The Islamic Inqilabi Mahaz (Islamic Revolutionary Group - IIM), which claimed responsibility for the blasts, is closely linked to the better known Lashkar-e-Taiba (LeT) - the prime suspect in India's eyes.

A chorus of denials from Pakistan-based rebel groups such as LeT and Jaish-e-Mohammad has not swayed India. Security experts say the denials may even have been "sponsored" by Pakistan's military intelligence establishment, which monitors such groups and is wary of international condemnation.

Arun Bhagat, former Intelligence Bureau (IB) director for India's domestic secret service, told AFP it was quite plausible for Lashkar-e-Taiba to revive the IIM name as a smokescreen to avoid US retribution.

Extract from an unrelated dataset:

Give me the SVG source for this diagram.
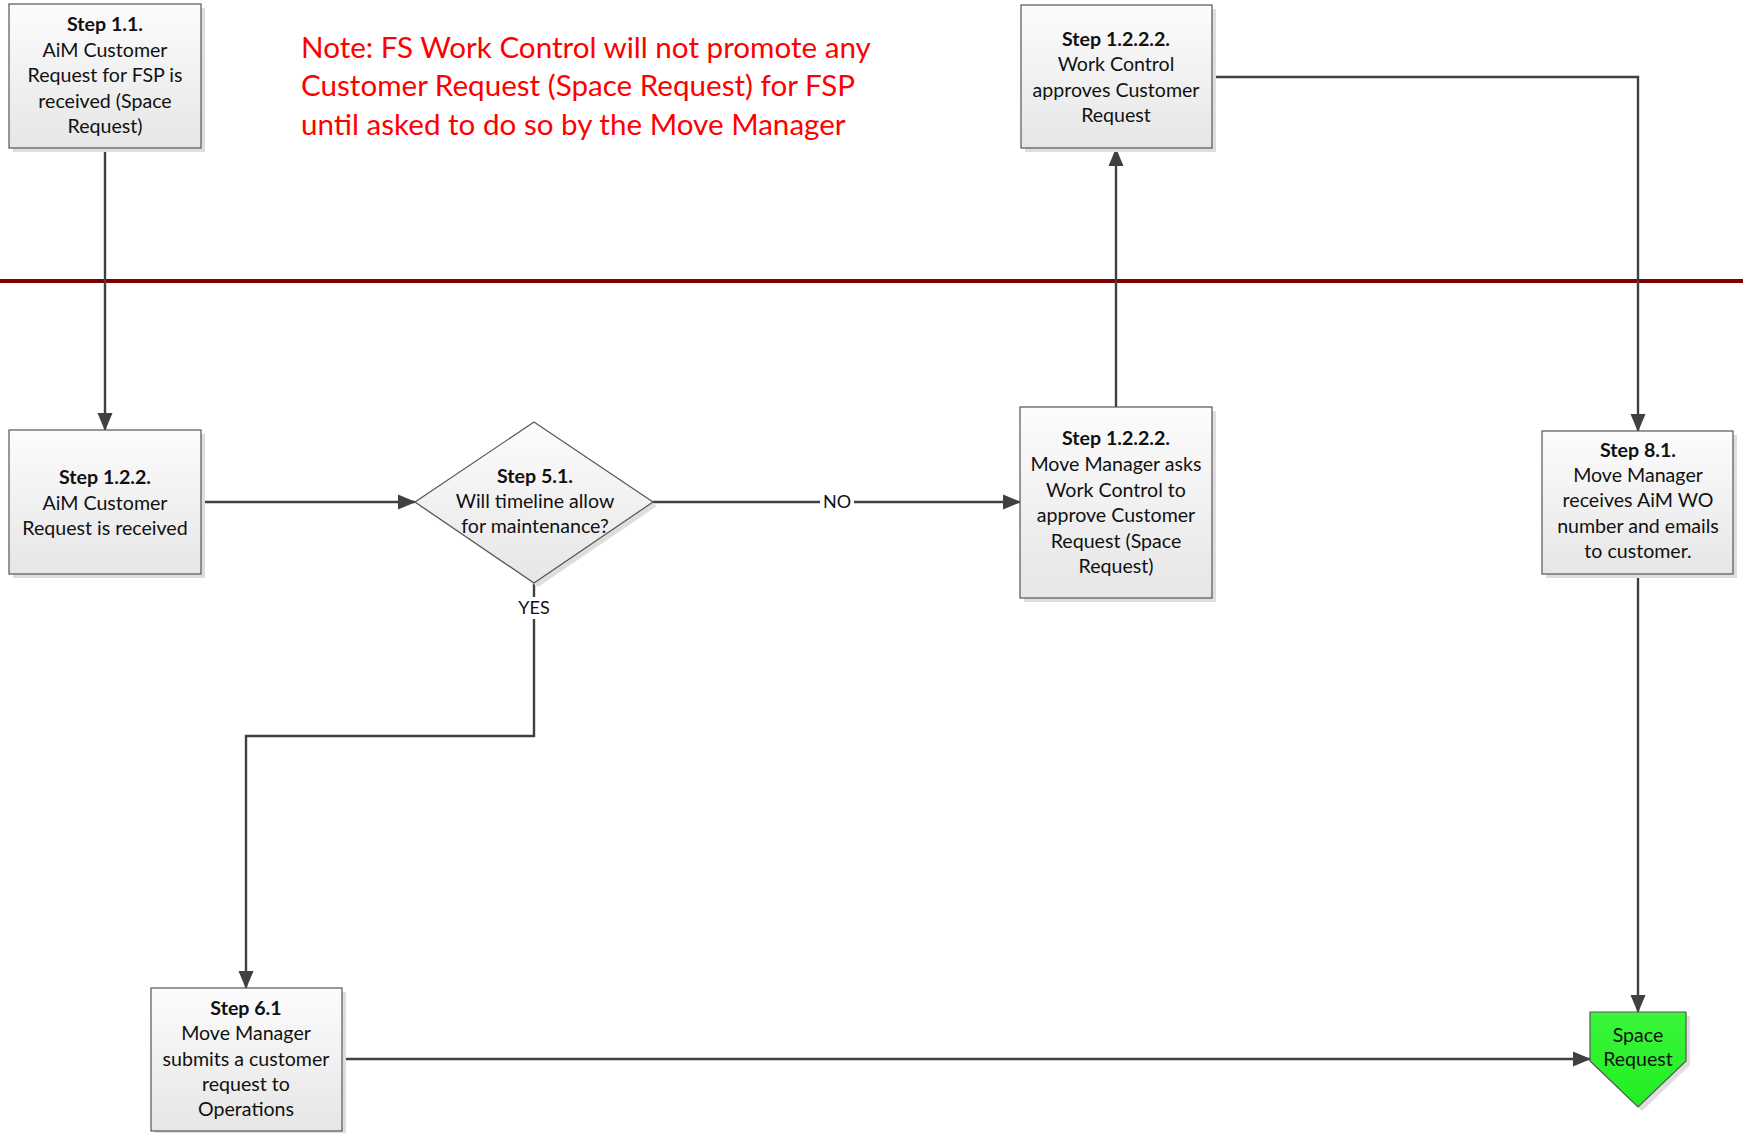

LeT, a pan-Islamic group which has been involved in a number of deadly attacks including some in Kashmir, is on a US list of terror groups.

Indian police probing the New Delhi attacks, which also left 210 people injured, said they were in contact with experts who pursued IIM before it retreated from the disputed Himalayan region in 1993.

"Initially we took the claim as a mere boast of an obscure group but now a wealth of data on the terrorists is available to us" that points to LeT, said a senior officer from the police anti-terrorism squad.

B. Raman, who headed the anti-terrorism unit of India's external intelligence service when it launched a covert drive to crush IIM, accused his Pakistani counterparts of covertly backing anti-Indian groups such as IIM.

"The IIM in the 1980s was a well-known group and it was very active fighting Soviet forces in Afghanistan until 1987," he said.

IIM, based in the Pakistani city of Lahore, came to Indian Kashmir in 1989 and fought Indian troops from a base in the southern Poonch sector until 1993, he said.

"We got a whiff of their existence when 12 cross-border militants from Pakistan were intercepted while sneaking into Kashmir," where the armed rebellion has claimed more than 44,000 lives over 16 years, Raman said.

"Thereafter, Pakistan's Inter-Services Intelligence sent the Lashkar-e-Taiba to set up base in Kashmir with the IIM's help," he said.

"The Lashkar then took over the leadership and the IIM became dormant with most of its cadres being arrested or killed," Raman told AFP, however noting IIM's ongoing contacts with Islamic extremists in Morocco and Saudi Arabia.

IIM and another obscure group claimed responsibility for the slaying of four US oil workers in Pakistan, saying it was to protest the US trial of a Pakistani for the 1993 assassination of two Central Intelligence Agency agents.

Bhagat said, however, that after 1997, IIM - registered in Pakistan as a charitable institution - melted into Lashkar-e-Taiba.

"Nothing is material. These names, claims or denials have no meaning," he said.

"The only thing solid is that all these forces have one goal: the dismemberment of India and Kashmir."